# start of Record excerpts

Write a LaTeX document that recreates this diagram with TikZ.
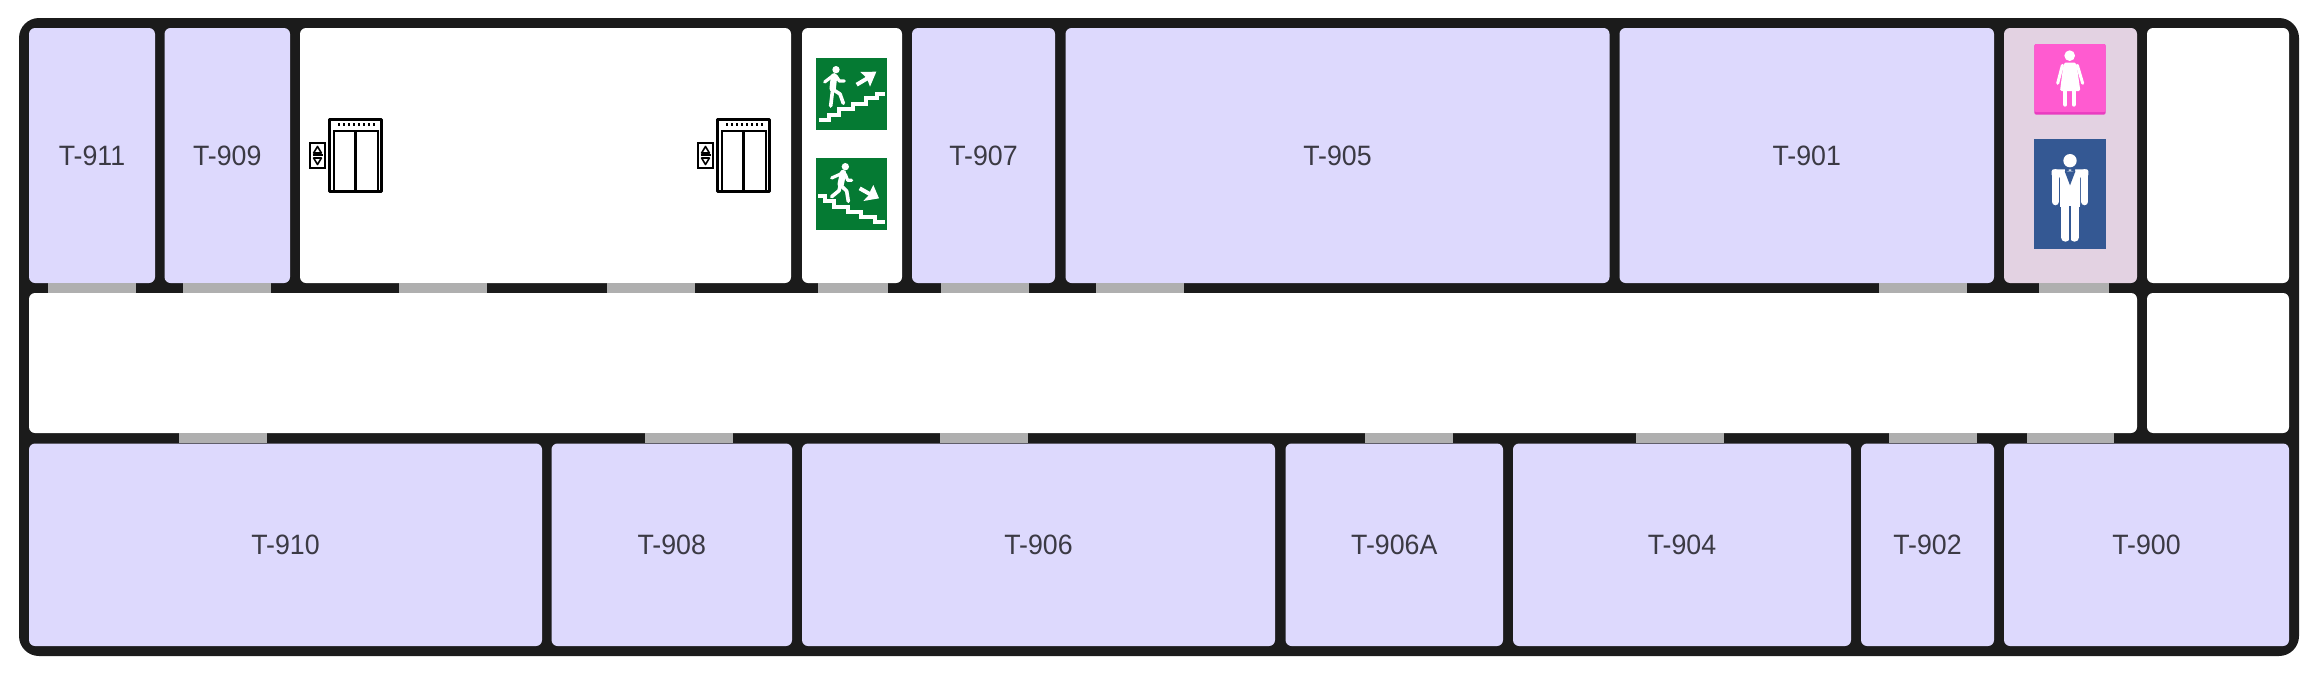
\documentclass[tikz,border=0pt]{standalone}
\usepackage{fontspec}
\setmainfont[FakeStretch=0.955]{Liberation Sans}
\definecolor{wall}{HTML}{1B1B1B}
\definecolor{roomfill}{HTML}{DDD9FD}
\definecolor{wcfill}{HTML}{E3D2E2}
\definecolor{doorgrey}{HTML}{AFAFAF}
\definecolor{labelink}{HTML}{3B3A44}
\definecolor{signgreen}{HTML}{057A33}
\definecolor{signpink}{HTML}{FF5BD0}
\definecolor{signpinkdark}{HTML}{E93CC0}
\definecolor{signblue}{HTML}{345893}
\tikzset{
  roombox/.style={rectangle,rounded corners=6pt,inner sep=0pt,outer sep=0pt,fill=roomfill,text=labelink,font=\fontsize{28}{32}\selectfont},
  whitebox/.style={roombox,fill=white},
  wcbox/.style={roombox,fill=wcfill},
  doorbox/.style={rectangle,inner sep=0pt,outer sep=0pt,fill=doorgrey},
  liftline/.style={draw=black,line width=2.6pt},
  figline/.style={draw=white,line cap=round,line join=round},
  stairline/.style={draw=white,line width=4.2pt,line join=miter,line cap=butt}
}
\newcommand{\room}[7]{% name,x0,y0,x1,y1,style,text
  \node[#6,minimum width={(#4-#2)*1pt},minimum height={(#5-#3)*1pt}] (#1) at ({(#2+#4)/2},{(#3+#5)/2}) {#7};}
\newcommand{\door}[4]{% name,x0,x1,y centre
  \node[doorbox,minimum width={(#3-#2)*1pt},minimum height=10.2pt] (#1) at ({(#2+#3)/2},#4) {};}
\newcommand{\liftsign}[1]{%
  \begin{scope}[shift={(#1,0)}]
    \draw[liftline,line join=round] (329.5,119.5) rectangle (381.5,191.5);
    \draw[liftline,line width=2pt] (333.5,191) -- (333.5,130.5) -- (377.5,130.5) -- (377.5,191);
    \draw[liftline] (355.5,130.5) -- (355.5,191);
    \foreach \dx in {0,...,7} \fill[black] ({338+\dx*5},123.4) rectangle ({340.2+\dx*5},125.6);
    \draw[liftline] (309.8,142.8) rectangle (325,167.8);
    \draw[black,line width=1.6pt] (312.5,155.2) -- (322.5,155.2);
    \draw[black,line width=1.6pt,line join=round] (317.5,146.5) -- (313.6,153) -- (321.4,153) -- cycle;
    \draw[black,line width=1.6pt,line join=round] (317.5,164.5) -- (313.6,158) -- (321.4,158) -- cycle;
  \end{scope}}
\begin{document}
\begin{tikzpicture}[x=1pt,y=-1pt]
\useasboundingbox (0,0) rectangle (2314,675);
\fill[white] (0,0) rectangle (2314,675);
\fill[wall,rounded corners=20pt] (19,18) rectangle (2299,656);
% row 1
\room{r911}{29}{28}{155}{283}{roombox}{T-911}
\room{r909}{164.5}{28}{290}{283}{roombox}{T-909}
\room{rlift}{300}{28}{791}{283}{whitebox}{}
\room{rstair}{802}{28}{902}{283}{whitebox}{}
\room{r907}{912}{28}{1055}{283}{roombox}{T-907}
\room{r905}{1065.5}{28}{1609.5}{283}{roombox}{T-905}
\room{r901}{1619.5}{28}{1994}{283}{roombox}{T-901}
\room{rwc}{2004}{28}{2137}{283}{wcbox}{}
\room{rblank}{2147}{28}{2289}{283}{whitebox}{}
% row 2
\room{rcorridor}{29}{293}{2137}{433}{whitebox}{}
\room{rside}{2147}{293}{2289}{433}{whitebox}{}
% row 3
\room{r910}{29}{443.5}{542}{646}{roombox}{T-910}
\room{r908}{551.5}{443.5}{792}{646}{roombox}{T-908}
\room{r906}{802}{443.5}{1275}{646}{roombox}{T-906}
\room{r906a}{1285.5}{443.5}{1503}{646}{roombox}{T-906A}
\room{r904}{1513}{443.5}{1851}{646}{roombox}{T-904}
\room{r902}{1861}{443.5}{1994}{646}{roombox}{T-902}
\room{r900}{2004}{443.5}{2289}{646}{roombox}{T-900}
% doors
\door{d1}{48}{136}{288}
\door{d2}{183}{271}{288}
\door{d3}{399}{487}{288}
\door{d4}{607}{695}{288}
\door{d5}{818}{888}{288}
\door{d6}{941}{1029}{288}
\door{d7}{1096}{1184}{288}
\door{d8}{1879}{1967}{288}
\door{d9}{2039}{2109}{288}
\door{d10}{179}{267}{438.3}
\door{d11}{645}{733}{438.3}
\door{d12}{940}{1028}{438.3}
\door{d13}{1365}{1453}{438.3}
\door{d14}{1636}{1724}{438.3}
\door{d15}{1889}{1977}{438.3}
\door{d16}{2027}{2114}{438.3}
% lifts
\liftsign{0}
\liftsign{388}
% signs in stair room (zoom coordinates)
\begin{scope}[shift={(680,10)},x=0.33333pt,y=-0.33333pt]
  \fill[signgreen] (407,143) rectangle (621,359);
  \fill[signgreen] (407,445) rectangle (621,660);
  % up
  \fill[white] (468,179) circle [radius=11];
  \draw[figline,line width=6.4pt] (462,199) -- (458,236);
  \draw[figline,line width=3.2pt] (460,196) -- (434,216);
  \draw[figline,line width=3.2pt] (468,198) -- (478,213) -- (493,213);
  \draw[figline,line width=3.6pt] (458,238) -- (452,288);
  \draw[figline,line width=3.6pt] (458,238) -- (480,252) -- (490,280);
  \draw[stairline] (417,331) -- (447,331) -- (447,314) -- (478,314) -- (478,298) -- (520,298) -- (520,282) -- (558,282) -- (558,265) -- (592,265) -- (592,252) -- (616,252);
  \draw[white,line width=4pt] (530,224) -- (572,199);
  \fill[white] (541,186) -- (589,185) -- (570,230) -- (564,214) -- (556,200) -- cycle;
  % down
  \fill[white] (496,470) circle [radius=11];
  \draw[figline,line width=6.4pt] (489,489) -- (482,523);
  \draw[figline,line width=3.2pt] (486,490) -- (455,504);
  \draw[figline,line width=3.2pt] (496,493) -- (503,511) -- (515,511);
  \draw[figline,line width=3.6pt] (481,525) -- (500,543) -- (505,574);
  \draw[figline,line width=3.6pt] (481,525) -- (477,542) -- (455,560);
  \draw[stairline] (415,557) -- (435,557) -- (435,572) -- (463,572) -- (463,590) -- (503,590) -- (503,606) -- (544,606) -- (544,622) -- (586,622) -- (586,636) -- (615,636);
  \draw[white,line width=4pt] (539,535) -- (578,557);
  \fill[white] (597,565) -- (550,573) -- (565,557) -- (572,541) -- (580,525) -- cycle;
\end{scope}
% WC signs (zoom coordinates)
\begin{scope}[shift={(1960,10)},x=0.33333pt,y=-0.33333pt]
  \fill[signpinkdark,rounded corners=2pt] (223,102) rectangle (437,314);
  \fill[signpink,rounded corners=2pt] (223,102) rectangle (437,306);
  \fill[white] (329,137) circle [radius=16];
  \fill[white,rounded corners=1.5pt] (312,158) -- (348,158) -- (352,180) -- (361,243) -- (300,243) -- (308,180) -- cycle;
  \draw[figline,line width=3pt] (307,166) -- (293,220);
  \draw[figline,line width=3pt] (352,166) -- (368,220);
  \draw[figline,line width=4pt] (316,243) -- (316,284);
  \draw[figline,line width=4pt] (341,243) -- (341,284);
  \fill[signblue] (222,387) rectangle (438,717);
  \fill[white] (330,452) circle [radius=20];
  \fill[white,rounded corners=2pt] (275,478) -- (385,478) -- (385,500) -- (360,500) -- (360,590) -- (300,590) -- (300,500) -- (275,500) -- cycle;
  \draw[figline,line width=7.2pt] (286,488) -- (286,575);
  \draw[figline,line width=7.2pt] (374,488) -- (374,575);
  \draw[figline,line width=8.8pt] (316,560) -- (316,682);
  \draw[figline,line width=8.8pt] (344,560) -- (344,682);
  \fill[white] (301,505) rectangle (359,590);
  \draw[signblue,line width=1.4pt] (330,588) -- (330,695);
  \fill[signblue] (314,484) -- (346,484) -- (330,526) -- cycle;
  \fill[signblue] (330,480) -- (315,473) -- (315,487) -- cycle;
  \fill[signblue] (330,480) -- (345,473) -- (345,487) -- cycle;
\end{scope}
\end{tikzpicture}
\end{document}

# end of Record excerpts
# start of Record excerpts

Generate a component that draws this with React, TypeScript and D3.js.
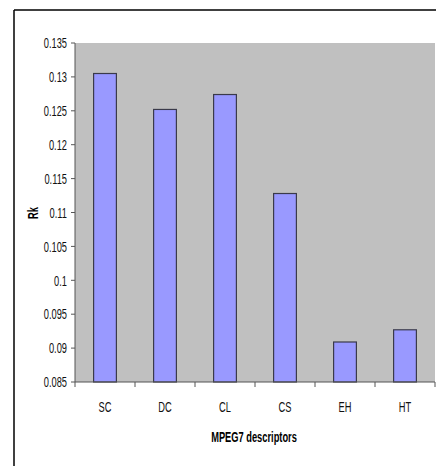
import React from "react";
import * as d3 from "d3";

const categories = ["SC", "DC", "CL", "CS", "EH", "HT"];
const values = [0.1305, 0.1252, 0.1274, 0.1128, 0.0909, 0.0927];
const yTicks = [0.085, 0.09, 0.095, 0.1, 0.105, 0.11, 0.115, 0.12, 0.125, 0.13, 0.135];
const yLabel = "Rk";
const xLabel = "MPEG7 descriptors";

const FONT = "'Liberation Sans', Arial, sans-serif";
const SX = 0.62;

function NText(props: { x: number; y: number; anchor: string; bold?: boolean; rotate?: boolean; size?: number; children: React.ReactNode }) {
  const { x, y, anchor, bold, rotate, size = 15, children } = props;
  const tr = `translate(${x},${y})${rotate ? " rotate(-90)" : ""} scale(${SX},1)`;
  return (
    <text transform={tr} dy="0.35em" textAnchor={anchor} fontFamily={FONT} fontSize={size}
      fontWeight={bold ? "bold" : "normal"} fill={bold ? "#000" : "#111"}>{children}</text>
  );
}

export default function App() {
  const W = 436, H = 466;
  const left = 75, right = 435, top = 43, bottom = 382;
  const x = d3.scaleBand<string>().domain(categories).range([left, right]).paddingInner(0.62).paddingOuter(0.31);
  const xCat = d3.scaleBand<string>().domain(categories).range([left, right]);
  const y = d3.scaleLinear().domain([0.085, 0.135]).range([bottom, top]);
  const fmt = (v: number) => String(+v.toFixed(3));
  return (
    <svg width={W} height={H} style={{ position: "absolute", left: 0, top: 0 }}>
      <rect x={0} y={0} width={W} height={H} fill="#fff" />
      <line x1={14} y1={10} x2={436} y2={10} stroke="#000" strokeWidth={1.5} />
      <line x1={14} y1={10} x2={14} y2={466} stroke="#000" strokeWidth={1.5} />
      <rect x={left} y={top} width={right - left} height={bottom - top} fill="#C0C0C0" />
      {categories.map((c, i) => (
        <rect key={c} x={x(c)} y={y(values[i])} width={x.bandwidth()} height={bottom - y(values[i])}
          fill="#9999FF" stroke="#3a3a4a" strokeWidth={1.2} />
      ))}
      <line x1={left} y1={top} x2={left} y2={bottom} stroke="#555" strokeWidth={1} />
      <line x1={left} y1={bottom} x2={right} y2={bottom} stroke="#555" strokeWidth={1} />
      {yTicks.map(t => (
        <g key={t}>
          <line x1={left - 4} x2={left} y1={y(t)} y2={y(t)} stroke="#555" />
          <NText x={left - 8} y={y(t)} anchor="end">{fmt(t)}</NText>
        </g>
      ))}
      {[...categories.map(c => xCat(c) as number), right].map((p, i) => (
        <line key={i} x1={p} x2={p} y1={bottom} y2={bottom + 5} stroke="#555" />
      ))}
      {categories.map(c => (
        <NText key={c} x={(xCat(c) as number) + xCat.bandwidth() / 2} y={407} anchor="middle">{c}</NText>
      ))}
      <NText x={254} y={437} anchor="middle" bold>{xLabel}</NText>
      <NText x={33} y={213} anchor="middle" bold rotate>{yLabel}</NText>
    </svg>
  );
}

# end of Record excerpts

| Task to carry out |
Leave the pictures out and print, exactly as written, every line from the one holding "Generate a component" down to the one holding "const SX = 0.62;", both of those included.

| Full answer |
Generate a component that draws this with React, TypeScript and D3.js.
import React from "react";
import * as d3 from "d3";

const categories = ["SC", "DC", "CL", "CS", "EH", "HT"];
const values = [0.1305, 0.1252, 0.1274, 0.1128, 0.0909, 0.0927];
const yTicks = [0.085, 0.09, 0.095, 0.1, 0.105, 0.11, 0.115, 0.12, 0.125, 0.13, 0.135];
const yLabel = "Rk";
const xLabel = "MPEG7 descriptors";

const FONT = "'Liberation Sans', Arial, sans-serif";
const SX = 0.62;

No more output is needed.